ALBANY, N.Y. (NEWS10) — Drivers in the Capital Region will soon begin sharing the road with school buses again.
This year, there’s a new law designed to protect students, but it’s not without some problems.
The new state law allows districts to put cameras on school bus stop arms, but districts have to ask municipalities to pay for the cameras. However, cities, towns and villages are not required to foot the bill.
The legislation also indicates districts cannot use state aid for the cameras.

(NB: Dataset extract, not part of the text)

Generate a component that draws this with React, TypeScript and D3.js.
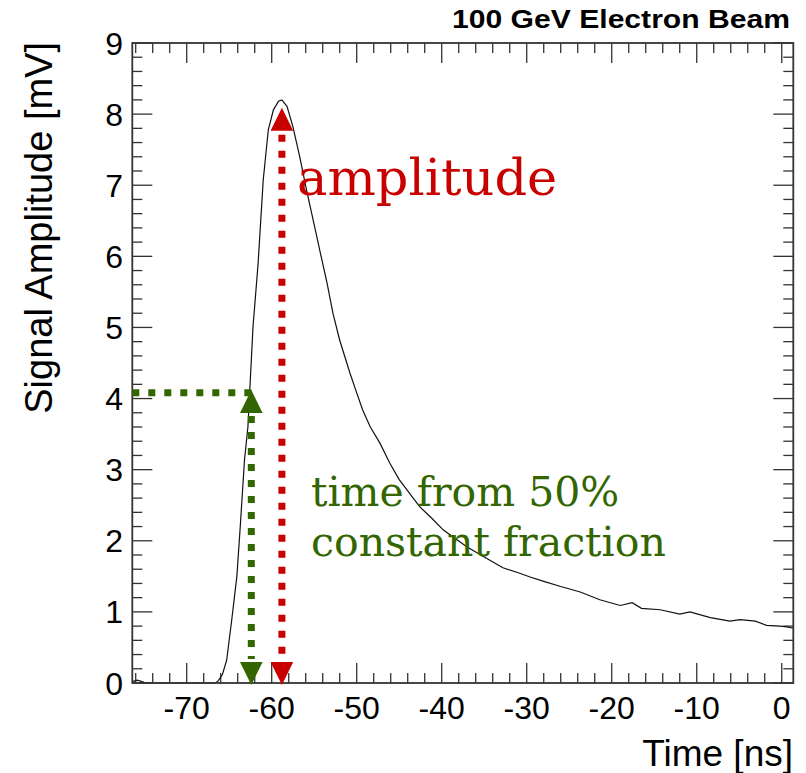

“The vote we were facing was whether or not we agree that this is a problem and that we should do something about it,” Sen. Joe Griffo, of Rome, said. “And I think there’s a consensus there – almost unanimity – as to ‘Let’s do something about it.’ It’s then the construct, how is it put together in order to achieve what we want to? And in this case, it’s cumbersome, confusing, and there’s cost associated with it that nobody wants to bear.”
The camera systems could cost a district hundreds of thousands of dollars depending on how many buses are in the fleet. Meanwhile, anyone caught passing a stopped bus with its flashing lights on could face a $250 fine.
Officials estimate tens of thousands of drivers pass school buses every day in New York State.
Stop arm cameras are becoming a popular option for school districts because you can clearly see the driver’s license plate. A school district in Indiana spent $47,000 installing the cameras on all their buses over the summer.
Even though violations are still happening, the hope is that those who are caught learn their lesson before tragedy happens.
According to the National Association of State Directors of Pupil Transportation Services, in 2018, more than 108,000 school bus drivers reported that nearly 84,000 drivers passed their buses illegally on a single day.